CH: Consumer Price Index

Fri Mar 06 02:15:00 CST 2015

Consensus Actual Previous
M/M % change -0.1% -0.3% -0.4%
Y/Y % change -0.6% -0.8% -0.5%

Consumer prices were very soft in February. A sharper than expected 0.3 percent monthly drop was the third fall in a row and reduced the annual inflation rate from minus 0.5 percent to minus 0.8 percent, its lowest mark since May 2012.

Service sector prices were unchanged at their January level but goods charges were down some 0.7 percent as non-durables declined 0.9 percent and both semi-durables and durables decreased 0.4 percent. Petrol costs were off a further 3.3 and alone accounted for more than a third of the headline decline. However, prices were generally weak and the core index, which excludes fresh produce and energy, dipped 0.1 percent from the start of the year, enough to see its yearly rate slide from 0.4 percent to zero.

In line with the other major price measures the CPI continues to adjust to the slump in oil costs. However, for Switzerland this effect has been compounded by the jump in the value of the local currency and the SNB has to be more alert than most to the risks of second round effects. Fortunately for the central bank the CHF appears to be finding its new equilibrium level well below its mid-January high. Nonetheless, at presently about EUR/CHF1.07 the unit is still around 12 percent stronger than before the SNB abandoned its former FX policy so downside potential to upcoming data inflation data remains very real.
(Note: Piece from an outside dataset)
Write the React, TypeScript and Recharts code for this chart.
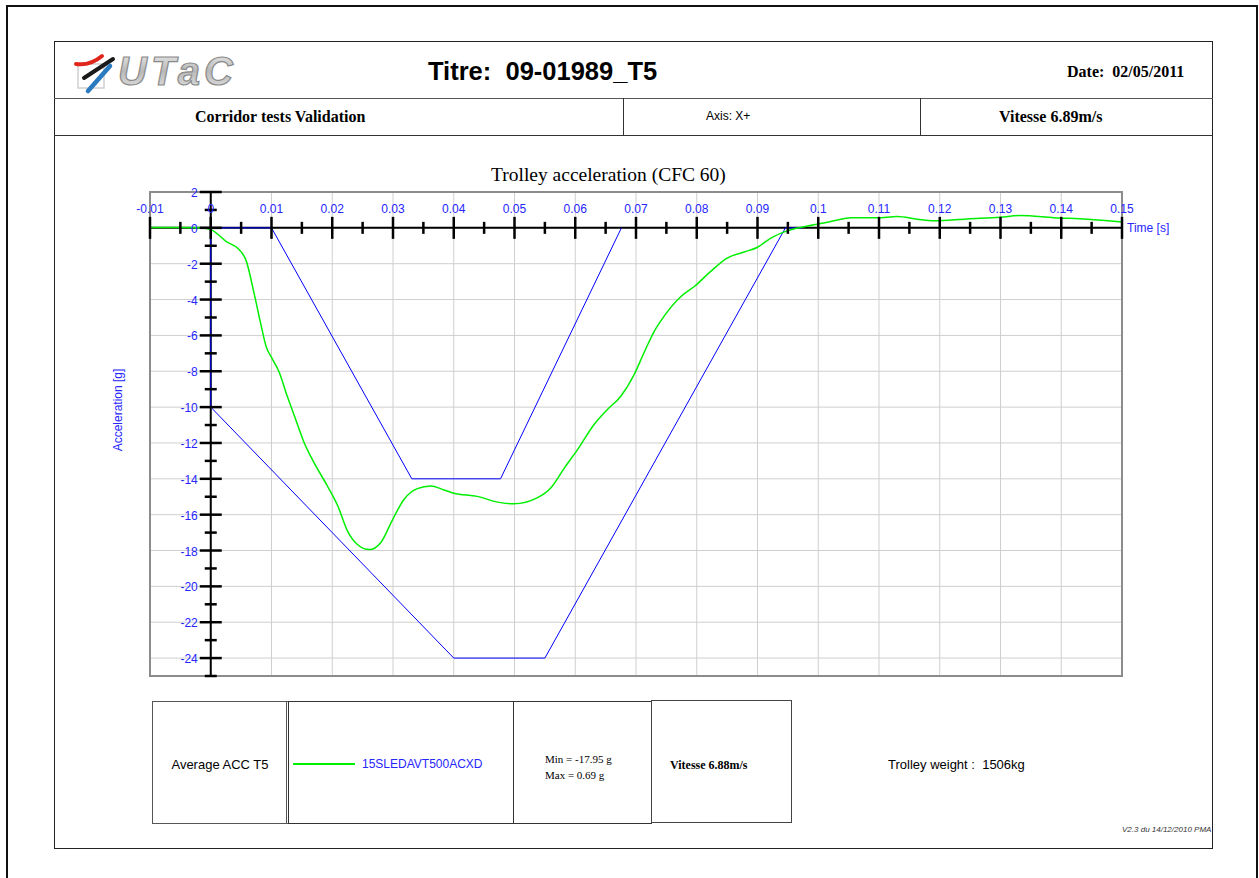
import React from 'react';
import {
  ComposedChart,
  Line,
  Scatter,
  XAxis,
  YAxis,
  CartesianGrid,
  ReferenceLine,
  ReferenceArea,
} from 'recharts';

// averaged trolley acceleration (CFC 60)
const avgTime = [
  -0.01, -0.005, -0.002, 0, 0.0025, 0.0049, 0.0058, 0.0071, 0.0082, 0.0091, 0.0102, 0.0112,
  0.0126, 0.014, 0.0154, 0.017, 0.0192, 0.0209, 0.0225, 0.0241, 0.0261, 0.028, 0.0299, 0.0318,
  0.034, 0.0362, 0.0384, 0.04, 0.0439, 0.0472, 0.0499, 0.0538, 0.056, 0.0582, 0.0604, 0.0631,
  0.0653, 0.0675, 0.0697, 0.0713, 0.073, 0.0746, 0.0774, 0.0796, 0.0823, 0.085, 0.0878, 0.09,
  0.0922, 0.0949, 0.0993, 0.1026, 0.1054, 0.1097, 0.113, 0.1163, 0.119, 0.1245, 0.13, 0.1333,
  0.1388, 0.1443, 0.15,
];
const avgAcc = [
  0.02, 0.02, 0.0, -0.1, -0.75, -1.3, -1.8, -3.6, -5.3, -6.6, -7.35, -8.0,
  -9.4, -10.7, -12.0, -13.1, -14.4, -15.5, -16.9, -17.65, -17.95, -17.55, -16.3, -15.15,
  -14.55, -14.4, -14.62, -14.8, -14.98, -15.3, -15.39, -15.05, -14.5, -13.4, -12.36, -10.97,
  -10.13, -9.39, -8.18, -6.98, -5.77, -4.94, -3.83, -3.27, -2.43, -1.69, -1.35, -1.08,
  -0.57, -0.17, 0.17, 0.39, 0.57, 0.56, 0.63, 0.48, 0.39, 0.5, 0.59, 0.69,
  0.57, 0.48, 0.33,
];

// corridor limits
const upperTime = [0, 0.01, 0.0331, 0.0477, 0.0676];
const upperAcc = [0, 0, -14, -14, 0];
const lowerTime = [0, 0, 0.04, 0.055, 0.0946, 0.0975];
const lowerAcc = [0, -10, -24, -24, 0, 0];

// axis ticks
const timeTicks = [-0.01, 0, 0.01, 0.02, 0.03, 0.04, 0.05, 0.06, 0.07, 0.08, 0.09, 0.1, 0.11, 0.12, 0.13, 0.14, 0.15];
const timeMinor = [-0.005, 0.005, 0.015, 0.025, 0.035, 0.045, 0.055, 0.065, 0.075, 0.085, 0.095, 0.105, 0.115, 0.125, 0.135, 0.145];
const accTicks = [2, 0, -2, -4, -6, -8, -10, -12, -14, -16, -18, -20, -22, -24];
const accMinor = [1, -1, -3, -5, -7, -9, -11, -13, -15, -17, -19, -21, -23, -25];

const zip = (ts: number[], as: number[]) => ts.map((t, i) => ({ t, a: as[i] }));
const avgData = zip(avgTime, avgAcc);
const upperData = zip(upperTime, upperAcc);
const lowerData = zip(lowerTime, lowerAcc);
const xMajor = timeTicks.map((t) => ({ t, a: 0 }));
const xMinor = timeMinor.map((t) => ({ t, a: 0 }));
const yMajor = accTicks.map((a) => ({ t: 0, a }));
const yMinor = accMinor.map((a) => ({ t: 0, a }));

const SANS = '"Liberation Sans", Arial, sans-serif';
const SERIF = '"Liberation Serif", "Times New Roman", serif';
const BLUE = '#2626ff';

const abs = (left: number, top: number, extra: React.CSSProperties = {}): React.CSSProperties => ({
  position: 'absolute',
  left,
  top,
  ...extra,
});

function Logo() {
  return (
    <svg width={190} height={50} style={abs(68, 46)}>
      <defs>
        <linearGradient id="metal" x1="0" y1="0" x2="0" y2="1">
          <stop offset="0%" stopColor="#f2f2f2" />
          <stop offset="50%" stopColor="#b8b8b8" />
          <stop offset="100%" stopColor="#e6e6e6" />
        </linearGradient>
      </defs>
      <rect x={10} y={18} width={26} height={24} fill="none" stroke="#d0d0d0" strokeWidth={1.5} />
      <path d="M8 18 Q22 20 34 10" stroke="#e0261b" strokeWidth={4} fill="none" strokeLinecap="round" />
      <path d="M16 32 L45 13" stroke="#1a1a1a" strokeWidth={4} fill="none" strokeLinecap="round" />
      <path d="M20 45 L42 20" stroke="#2a7ac0" strokeWidth={4.5} fill="none" strokeLinecap="round" />
      <text
        x={50}
        y={39}
        fontFamily={SANS}
        fontStyle="italic"
        fontWeight="bold"
        fontSize={40}
        letterSpacing={4}
        fill="url(#metal)"
        stroke="#8a8a8a"
        strokeWidth={1.2}
      >
        UTaC
      </text>
    </svg>
  );
}

const xTickMark = (len: number) => (p: any) => (
  <line x1={p.cx} x2={p.cx} y1={p.cy - len} y2={p.cy + len} stroke="#000" strokeWidth={2.5} />
);
const yTickMark = (len: number) => (p: any) => (
  <line x1={p.cx - len} x2={p.cx + len} y1={p.cy} y2={p.cy} stroke="#000" strokeWidth={2.5} />
);
const xTickLabel = (p: any) => (
  <text x={p.cx} y={p.cy - 15} textAnchor="middle" fontFamily={SANS} fontSize={12} fill={BLUE}>
    {String(p.payload.t)}
  </text>
);
const yTickLabel = (p: any) => (
  <text x={p.cx - 13} y={p.cy + 5} textAnchor="end" fontFamily={SANS} fontSize={12} fill={BLUE}>
    {String(p.payload.a)}
  </text>
);

function AccelChart() {
  return (
    <ComposedChart width={1120} height={560} margin={{ top: 42, right: 98, bottom: 34, left: 50 }}>
      <XAxis dataKey="t" type="number" domain={[-0.01, 0.15]} ticks={timeTicks} hide />
      <YAxis dataKey="a" type="number" domain={[-25, 2]} ticks={accTicks} hide />
      <CartesianGrid stroke="#cfcfcf" strokeWidth={1} />
      <ReferenceArea x1={-0.01} x2={0.15} y1={-25} y2={2} fill="none" stroke="#8c8c8c" strokeWidth={2} />
      <ReferenceLine
        y={0}
        stroke="#000"
        strokeWidth={2}
        label={{ value: 'Time [s]', position: 'right', fill: BLUE, fontSize: 12, fontFamily: SANS }}
      />
      <ReferenceLine x={0} stroke="#000" strokeWidth={2} />
      <Line data={upperData} dataKey="a" type="linear" stroke="#0000ff" strokeWidth={1} dot={false} isAnimationActive={false} />
      <Line data={lowerData} dataKey="a" type="linear" stroke="#0000ff" strokeWidth={1} dot={false} isAnimationActive={false} />
      <Line data={avgData} dataKey="a" type="monotone" stroke="#00ee00" strokeWidth={1.5} dot={false} isAnimationActive={false} />
      <Scatter data={xMajor} dataKey="a" shape={xTickMark(11)} isAnimationActive={false} />
      <Scatter data={xMinor} dataKey="a" shape={xTickMark(6)} isAnimationActive={false} />
      <Scatter data={yMajor} dataKey="a" shape={yTickMark(11)} isAnimationActive={false} />
      <Scatter data={yMinor} dataKey="a" shape={yTickMark(6)} isAnimationActive={false} />
      <Scatter data={xMajor} dataKey="a" shape={xTickLabel} isAnimationActive={false} />
      <Scatter data={yMajor} dataKey="a" shape={yTickLabel} isAnimationActive={false} />
    </ComposedChart>
  );
}

export default function App() {
  const cell: React.CSSProperties = { position: 'absolute', border: '1px solid #333', boxSizing: 'border-box' };
  return (
    <div style={{ position: 'absolute', left: 0, top: 0, width: 1259, height: 878, background: '#fff', overflow: 'hidden' }}>
      {/* outer page frame */}
      <div style={{ ...cell, left: 6, top: 5, width: 1252, height: 900, border: '2px solid #111' }} />
      {/* inner frame */}
      <div style={{ ...cell, left: 54, top: 41, width: 1159, height: 808, border: '1px solid #222' }} />
      <div style={abs(54, 98, { width: 1159, height: 1, background: '#555' })} />
      <div style={abs(54, 135, { width: 1159, height: 1, background: '#333' })} />
      <div style={abs(623, 98, { width: 1, height: 37, background: '#333' })} />
      <div style={abs(920, 98, { width: 1, height: 37, background: '#333' })} />

      <Logo />
      <div style={abs(428, 57, { fontFamily: SANS, fontWeight: 'bold', fontSize: 25.5, whiteSpace: 'pre' })}>
        Titre:  09-01989_T5
      </div>
      <div style={abs(1067, 63, { fontFamily: SERIF, fontWeight: 'bold', fontSize: 16, whiteSpace: 'pre' })}>
        Date:  02/05/2011
      </div>
      <div style={abs(195, 108, { fontFamily: SERIF, fontWeight: 'bold', fontSize: 16, whiteSpace: 'pre' })}>
        Corridor tests Validation
      </div>
      <div style={abs(706, 109, { fontFamily: SANS, fontSize: 12 })}>Axis: X+</div>
      <div style={abs(999, 108, { fontFamily: SERIF, fontWeight: 'bold', fontSize: 16, whiteSpace: 'pre' })}>
        Vitesse 6.89m/s
      </div>

      <div style={abs(491, 164, { fontFamily: SERIF, fontSize: 19.5, whiteSpace: 'pre' })}>
        Trolley acceleration (CFC 60)
      </div>
      <div
        style={abs(118, 410, {
          transform: 'translate(-50%, -50%) rotate(-90deg)',
          fontFamily: SANS,
          fontSize: 12,
          color: BLUE,
          whiteSpace: 'nowrap',
        })}
      >
        Acceleration [g]
      </div>

      <div style={abs(100, 150)}>
        <AccelChart />
      </div>

      {/* legend table */}
      <div style={{ ...cell, left: 152, top: 701, width: 137, height: 123, border: '1px solid #555', borderRight: '3px double #555' }} />
      <div style={abs(152, 757, { width: 136, textAlign: 'center', fontFamily: SANS, fontSize: 13 })}>Average ACC T5</div>
      <div style={{ ...cell, left: 288, top: 701, width: 226, height: 123, border: '1px solid #333' }} />
      <div style={abs(293, 763, { width: 62, height: 2, background: '#00ee00' })} />
      <div style={abs(362, 757, { fontFamily: SANS, fontSize: 12, color: BLUE })}>15SLEDAVT500ACXD</div>
      <div style={{ ...cell, left: 513, top: 701, width: 139, height: 123, border: '1px solid #333' }} />
      <div style={abs(545, 751, { fontFamily: SERIF, fontSize: 11, lineHeight: '16px' })}>
        Min = -17.95 g
        <br />
        Max = 0.69 g
      </div>
      <div style={{ ...cell, left: 651, top: 700, width: 141, height: 123, border: '1px solid #444' }} />
      <div style={abs(670, 758, { fontFamily: SERIF, fontWeight: 'bold', fontSize: 12, whiteSpace: 'pre' })}>
        Vitesse 6.88m/s
      </div>
      <div style={abs(888, 757, { fontFamily: SANS, fontSize: 13, whiteSpace: 'pre' })}>Trolley weight :  1506kg</div>
      <div style={abs(1122, 825, { fontFamily: SANS, fontStyle: 'italic', fontSize: 8, color: '#333', whiteSpace: 'pre' })}>
        V2.3 du 14/12/2010 PMA
      </div>
    </div>
  );
}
The consumer price index measures the price of a basket of goods (commodities and services) which is assumed to represent the average consumption habits of private households. The consumer price index is thus a yardstick for the cost development of the goods consumed (price level). Although not a member of the Eurozone, a harmonized index of consumer prices (HICP), measured according to Eurostat's procedures is also published alongside the CPI.

The price level is the weighted average of various output prices in the economy. The price level measures the price of a defined basket of goods which is a cross-section of the goods produced or consumed in an economy (commodities and services). A stable price level does not necessarily imply stable unit prices: price rises for individual goods may be compensated by price reductions for other goods so that overall the price level remains constant. A rise in the price level implies a decline in the purchasing power of money: on average, a monetary unit will buy a smaller number of commodity units. Consequently, the price level and monetary value always exhibit opposite development.

The consumer price index is the most widely followed indicator of inflation. An investor who understands how inflation influences the markets will benefit over those investors that do not understand the impact. Inflation is an increase in the overall prices of goods and services. The relationship between inflation and interest rates is the key to understanding how indicators such as the CPI influence the markets- and your investments. Inflation (along with various risks) basically explains how interest rates are set on everything from loans to notes and bonds. As the rate of inflation changes and as expectations on inflation change, the markets adjust interest rates. The effect ripples across stocks, bonds, commodities, and your portfolio, often in a dramatic fashion. By tracking inflation, whether high or low, rising or falling, investors can anticipate how different types of investments will perform. Over the long run, the bond market will rally (fall) when increases in the CPI are small (large). The equity market rallies with the bond market because low inflation promises low interest rates and is good for profits.